_WRITTEN PROBLEM_
Reproduce the data below in full and exclude every picture.

## start RAW DATA

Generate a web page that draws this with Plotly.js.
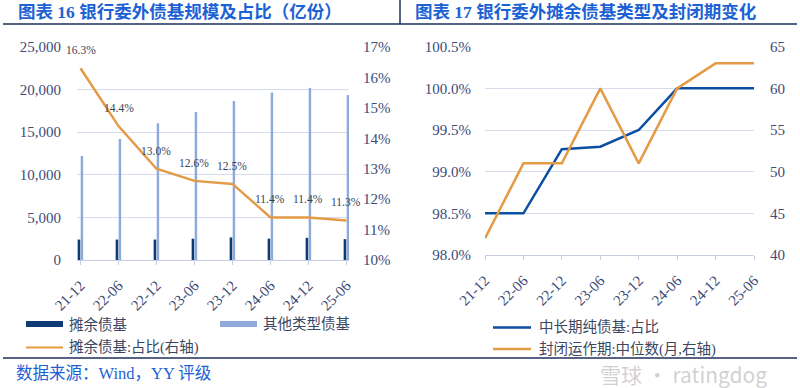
<!DOCTYPE html>
<html>
<head>
<meta charset="utf-8">
<script src="https://cdn.plot.ly/plotly-3.0.1.min.js"></script>
<style>
html,body{margin:0;padding:0;background:#ffffff;}
#chart{width:800px;height:388px;}
</style>
</head>
<body>
<div id="chart"></div>
<script>
// ---- data ----
const categories = ['21-12','22-06','22-12','23-06','23-12','24-06','24-12','25-06'];
const amortizedFunds = [2400, 2400, 2400, 2500, 2650, 2500, 2600, 2450];
const otherFunds = [12200, 14200, 16050, 17370, 18650, 19650, 20200, 19350];
const amortizedShare = [0.163, 0.144, 0.130, 0.126, 0.125, 0.114, 0.114, 0.113];
const midLongShare = [0.985, 0.985, 0.9927, 0.993, 0.995, 1.000, 1.000, 1.000];
const closedPeriodMedian = [42, 51, 51, 60, 51, 60, 63, 63];

const leftNames = ['摊余债基', '其他类型债基', '摊余债基:占比(右轴)'];
const rightNames = ['中长期纯债基:占比', '封闭运作期:中位数(月,右轴)'];
const titleLeft = '图表 16 银行委外债基规模及占比（亿份）';
const titleRight = '图表 17 银行委外摊余债基类型及封闭期变化';
const sourceText = '数据来源：Wind，YY 评级';
const watermark = '雪球 · ratingdog';

// ---- styles ----
const W = 800, H = 388;
const px = x => x / W;
const py = y => 1 - y / H;
const FONT = 'Liberation Serif, "Noto Sans CJK SC", serif';
const CJK = '"Noto Sans CJK SC", sans-serif';
const tickColor = '#3d4b78';
const gridColor = '#d6dcec';
const navy = '#0f3b75';
const lightBlue = '#8eaadb';
const orange = '#e49b45';
const blue = '#0b4ea2';
const titleBlue = '#1c62d4';

const traces = [
  {type:'bar', x:categories, y:amortizedFunds, name:leftNames[0], xaxis:'x', yaxis:'y',
   marker:{color:navy}, width:0.07, offset:-0.075, showlegend:false, hoverinfo:'y'},
  {type:'bar', x:categories, y:otherFunds, name:leftNames[1], xaxis:'x', yaxis:'y',
   marker:{color:lightBlue}, width:0.065, offset:0.005, showlegend:false, hoverinfo:'y'},
  {type:'scatter', mode:'lines', x:categories, y:amortizedShare, name:leftNames[2], xaxis:'x', yaxis:'y2',
   line:{color:orange, width:2.5}, showlegend:false},
  {type:'scatter', mode:'lines', x:categories, y:midLongShare, name:rightNames[0], xaxis:'x2', yaxis:'y3',
   line:{color:blue, width:2.5}, showlegend:false},
  {type:'scatter', mode:'lines', x:categories, y:closedPeriodMedian, name:rightNames[1], xaxis:'x2', yaxis:'y4',
   line:{color:orange, width:2.5}, showlegend:false}
];

const tickFont = {family:FONT, size:15, color:tickColor};
const xTickFont = {family:FONT, size:15, color:tickColor};

const annotations = [];
// data labels on share line
amortizedShare.forEach((v,i)=>{
  annotations.push({xref:'x', yref:'y2', x:categories[i], y:v, yshift:18, showarrow:false,
    text:(v*100).toFixed(1)+'%', font:{family:FONT, size:11.5, color:'#3a3f55'}});
});
// titles
annotations.push({xref:'paper', yref:'paper', x:px(16), y:py(12), xanchor:'left', yanchor:'middle', showarrow:false,
  text:'<b>'+titleLeft+'</b>', font:{family:FONT, size:17.5, color:titleBlue}});
annotations.push({xref:'paper', yref:'paper', x:px(413), y:py(12), xanchor:'left', yanchor:'middle', showarrow:false,
  text:'<b>'+titleRight+'</b>', font:{family:FONT, size:17.5, color:titleBlue}});
// source
annotations.push({xref:'paper', yref:'paper', x:px(14), y:py(373), xanchor:'left', yanchor:'middle', showarrow:false,
  text:sourceText, font:{family:FONT, size:16.5, color:titleBlue}});
// watermark
annotations.push({xref:'paper', yref:'paper', x:px(598), y:py(374), xanchor:'left', yanchor:'middle', showarrow:false,
  text:watermark, font:{family:CJK, size:21, color:'rgba(150,150,150,0.45)'}});
// legend texts
const legFont = {family:FONT, size:14.5, color:'#3d4660'};
[[leftNames[0],67,324],[leftNames[1],261,324],[leftNames[2],67,347],
 [rightNames[0],537,327],[rightNames[1],537,349]].forEach(([t,x,y])=>{
  annotations.push({xref:'paper', yref:'paper', x:px(x), y:py(y), xanchor:'left', yanchor:'middle',
    showarrow:false, text:t, font:legFont});
});

const shapes = [
  // header / footer rules
  {type:'line', xref:'paper', yref:'paper', x0:px(3), x1:px(797), y0:py(24), y1:py(24), line:{color:'#1f2f5c', width:1.5}},
  {type:'line', xref:'paper', yref:'paper', x0:px(400), x1:px(400), y0:py(0), y1:py(24), line:{color:'#1f2f5c', width:1.5}},
  {type:'line', xref:'paper', yref:'paper', x0:px(3), x1:px(797), y0:py(358), y1:py(358), line:{color:'#1f2f5c', width:1.5}},
  // legend swatches
  {type:'rect', xref:'paper', yref:'paper', x0:px(26), x1:px(63), y0:py(321), y1:py(327), fillcolor:navy, line:{width:0}},
  {type:'rect', xref:'paper', yref:'paper', x0:px(220), x1:px(257), y0:py(321), y1:py(327), fillcolor:lightBlue, line:{width:0}},
  {type:'line', xref:'paper', yref:'paper', x0:px(26), x1:px(63), y0:py(347.5), y1:py(347.5), line:{color:orange, width:2}},
  {type:'line', xref:'paper', yref:'paper', x0:px(493), x1:px(531), y0:py(327.5), y1:py(327.5), line:{color:blue, width:2.5}},
  {type:'line', xref:'paper', yref:'paper', x0:px(493), x1:px(531), y0:py(349), y1:py(349), line:{color:orange, width:2.5}}
];

const layout = {
  width:W, height:H,
  margin:{l:0, r:0, t:0, b:0},
  paper_bgcolor:'#ffffff', plot_bgcolor:'rgba(0,0,0,0)',
  barmode:'overlay',
  showlegend:false,
  font:{family:FONT, color:tickColor},
  xaxis:{domain:[px(77), px(349)], anchor:'y', type:'category', range:[-0.092, 7.066],
    tickangle:-45, ticks:'outside', ticklen:4, tickcolor:'#c5cee2', showline:true, linecolor:'#c5cee2',
    showgrid:false, tickfont:xTickFont, ticklabelstandoff:6},
  yaxis:{domain:[py(260), py(47)], anchor:'x', range:[0,25000], dtick:5000, tickformat:',',
    showgrid:true, gridcolor:gridColor, zeroline:false, showline:false, tickfont:tickFont, ticklabelstandoff:15},
  yaxis2:{overlaying:'y', side:'right', anchor:'x', range:[0.10,0.17], dtick:0.01, tickformat:'.0%',
    showgrid:false, zeroline:false, showline:false, tickfont:tickFont, ticklabelstandoff:13},
  xaxis2:{domain:[px(485), px(754)], anchor:'y3', type:'category', range:[0,7],
    tickangle:-45, ticks:'outside', ticklen:4, tickcolor:'#c5cee2', showline:true, linecolor:'#c5cee2',
    showgrid:false, tickfont:xTickFont, ticklabelstandoff:6},
  yaxis3:{domain:[py(255), py(46.7)], anchor:'x2', range:[0.98,1.005], dtick:0.005, tickformat:'.1%',
    showgrid:true, gridcolor:gridColor, zeroline:false, showline:false, tickfont:tickFont, ticklabelstandoff:13},
  yaxis4:{overlaying:'y3', side:'right', anchor:'x2', range:[40,65], dtick:5,
    showgrid:false, zeroline:false, showline:false, tickfont:tickFont, ticklabelstandoff:15},
  annotations:annotations,
  shapes:shapes
};

Plotly.newPlot('chart', traces, layout, {staticPlot:true, displayModeBar:false});
</script>
</body>
</html>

## end RAW DATA

_SOLUTION_
Generate a web page that draws this with Plotly.js.
<!DOCTYPE html>
<html>
<head>
<meta charset="utf-8">
<script src="https://cdn.plot.ly/plotly-3.0.1.min.js"></script>
<style>
html,body{margin:0;padding:0;background:#ffffff;}
#chart{width:800px;height:388px;}
</style>
</head>
<body>
<div id="chart"></div>
<script>
// ---- data ----
const categories = ['21-12','22-06','22-12','23-06','23-12','24-06','24-12','25-06'];
const amortizedFunds = [2400, 2400, 2400, 2500, 2650, 2500, 2600, 2450];
const otherFunds = [12200, 14200, 16050, 17370, 18650, 19650, 20200, 19350];
const amortizedShare = [0.163, 0.144, 0.130, 0.126, 0.125, 0.114, 0.114, 0.113];
const midLongShare = [0.985, 0.985, 0.9927, 0.993, 0.995, 1.000, 1.000, 1.000];
const closedPeriodMedian = [42, 51, 51, 60, 51, 60, 63, 63];

const leftNames = ['摊余债基', '其他类型债基', '摊余债基:占比(右轴)'];
const rightNames = ['中长期纯债基:占比', '封闭运作期:中位数(月,右轴)'];
const titleLeft = '图表 16 银行委外债基规模及占比（亿份）';
const titleRight = '图表 17 银行委外摊余债基类型及封闭期变化';
const sourceText = '数据来源：Wind，YY 评级';
const watermark = '雪球 · ratingdog';

// ---- styles ----
const W = 800, H = 388;
const px = x => x / W;
const py = y => 1 - y / H;
const FONT = 'Liberation Serif, "Noto Sans CJK SC", serif';
const CJK = '"Noto Sans CJK SC", sans-serif';
const tickColor = '#3d4b78';
const gridColor = '#d6dcec';
const navy = '#0f3b75';
const lightBlue = '#8eaadb';
const orange = '#e49b45';
const blue = '#0b4ea2';
const titleBlue = '#1c62d4';

const traces = [
  {type:'bar', x:categories, y:amortizedFunds, name:leftNames[0], xaxis:'x', yaxis:'y',
   marker:{color:navy}, width:0.07, offset:-0.075, showlegend:false, hoverinfo:'y'},
  {type:'bar', x:categories, y:otherFunds, name:leftNames[1], xaxis:'x', yaxis:'y',
   marker:{color:lightBlue}, width:0.065, offset:0.005, showlegend:false, hoverinfo:'y'},
  {type:'scatter', mode:'lines', x:categories, y:amortizedShare, name:leftNames[2], xaxis:'x', yaxis:'y2',
   line:{color:orange, width:2.5}, showlegend:false},
  {type:'scatter', mode:'lines', x:categories, y:midLongShare, name:rightNames[0], xaxis:'x2', yaxis:'y3',
   line:{color:blue, width:2.5}, showlegend:false},
  {type:'scatter', mode:'lines', x:categories, y:closedPeriodMedian, name:rightNames[1], xaxis:'x2', yaxis:'y4',
   line:{color:orange, width:2.5}, showlegend:false}
];

const tickFont = {family:FONT, size:15, color:tickColor};
const xTickFont = {family:FONT, size:15, color:tickColor};

const annotations = [];
// data labels on share line
amortizedShare.forEach((v,i)=>{
  annotations.push({xref:'x', yref:'y2', x:categories[i], y:v, yshift:18, showarrow:false,
    text:(v*100).toFixed(1)+'%', font:{family:FONT, size:11.5, color:'#3a3f55'}});
});
// titles
annotations.push({xref:'paper', yref:'paper', x:px(16), y:py(12), xanchor:'left', yanchor:'middle', showarrow:false,
  text:'<b>'+titleLeft+'</b>', font:{family:FONT, size:17.5, color:titleBlue}});
annotations.push({xref:'paper', yref:'paper', x:px(413), y:py(12), xanchor:'left', yanchor:'middle', showarrow:false,
  text:'<b>'+titleRight+'</b>', font:{family:FONT, size:17.5, color:titleBlue}});
// source
annotations.push({xref:'paper', yref:'paper', x:px(14), y:py(373), xanchor:'left', yanchor:'middle', showarrow:false,
  text:sourceText, font:{family:FONT, size:16.5, color:titleBlue}});
// watermark
annotations.push({xref:'paper', yref:'paper', x:px(598), y:py(374), xanchor:'left', yanchor:'middle', showarrow:false,
  text:watermark, font:{family:CJK, size:21, color:'rgba(150,150,150,0.45)'}});
// legend texts
const legFont = {family:FONT, size:14.5, color:'#3d4660'};
[[leftNames[0],67,324],[leftNames[1],261,324],[leftNames[2],67,347],
 [rightNames[0],537,327],[rightNames[1],537,349]].forEach(([t,x,y])=>{
  annotations.push({xref:'paper', yref:'paper', x:px(x), y:py(y), xanchor:'left', yanchor:'middle',
    showarrow:false, text:t, font:legFont});
});

const shapes = [
  // header / footer rules
  {type:'line', xref:'paper', yref:'paper', x0:px(3), x1:px(797), y0:py(24), y1:py(24), line:{color:'#1f2f5c', width:1.5}},
  {type:'line', xref:'paper', yref:'paper', x0:px(400), x1:px(400), y0:py(0), y1:py(24), line:{color:'#1f2f5c', width:1.5}},
  {type:'line', xref:'paper', yref:'paper', x0:px(3), x1:px(797), y0:py(358), y1:py(358), line:{color:'#1f2f5c', width:1.5}},
  // legend swatches
  {type:'rect', xref:'paper', yref:'paper', x0:px(26), x1:px(63), y0:py(321), y1:py(327), fillcolor:navy, line:{width:0}},
  {type:'rect', xref:'paper', yref:'paper', x0:px(220), x1:px(257), y0:py(321), y1:py(327), fillcolor:lightBlue, line:{width:0}},
  {type:'line', xref:'paper', yref:'paper', x0:px(26), x1:px(63), y0:py(347.5), y1:py(347.5), line:{color:orange, width:2}},
  {type:'line', xref:'paper', yref:'paper', x0:px(493), x1:px(531), y0:py(327.5), y1:py(327.5), line:{color:blue, width:2.5}},
  {type:'line', xref:'paper', yref:'paper', x0:px(493), x1:px(531), y0:py(349), y1:py(349), line:{color:orange, width:2.5}}
];

const layout = {
  width:W, height:H,
  margin:{l:0, r:0, t:0, b:0},
  paper_bgcolor:'#ffffff', plot_bgcolor:'rgba(0,0,0,0)',
  barmode:'overlay',
  showlegend:false,
  font:{family:FONT, color:tickColor},
  xaxis:{domain:[px(77), px(349)], anchor:'y', type:'category', range:[-0.092, 7.066],
    tickangle:-45, ticks:'outside', ticklen:4, tickcolor:'#c5cee2', showline:true, linecolor:'#c5cee2',
    showgrid:false, tickfont:xTickFont, ticklabelstandoff:6},
  yaxis:{domain:[py(260), py(47)], anchor:'x', range:[0,25000], dtick:5000, tickformat:',',
    showgrid:true, gridcolor:gridColor, zeroline:false, showline:false, tickfont:tickFont, ticklabelstandoff:15},
  yaxis2:{overlaying:'y', side:'right', anchor:'x', range:[0.10,0.17], dtick:0.01, tickformat:'.0%',
    showgrid:false, zeroline:false, showline:false, tickfont:tickFont, ticklabelstandoff:13},
  xaxis2:{domain:[px(485), px(754)], anchor:'y3', type:'category', range:[0,7],
    tickangle:-45, ticks:'outside', ticklen:4, tickcolor:'#c5cee2', showline:true, linecolor:'#c5cee2',
    showgrid:false, tickfont:xTickFont, ticklabelstandoff:6},
  yaxis3:{domain:[py(255), py(46.7)], anchor:'x2', range:[0.98,1.005], dtick:0.005, tickformat:'.1%',
    showgrid:true, gridcolor:gridColor, zeroline:false, showline:false, tickfont:tickFont, ticklabelstandoff:13},
  yaxis4:{overlaying:'y3', side:'right', anchor:'x2', range:[40,65], dtick:5,
    showgrid:false, zeroline:false, showline:false, tickfont:tickFont, ticklabelstandoff:15},
  annotations:annotations,
  shapes:shapes
};

Plotly.newPlot('chart', traces, layout, {staticPlot:true, displayModeBar:false});
</script>
</body>
</html>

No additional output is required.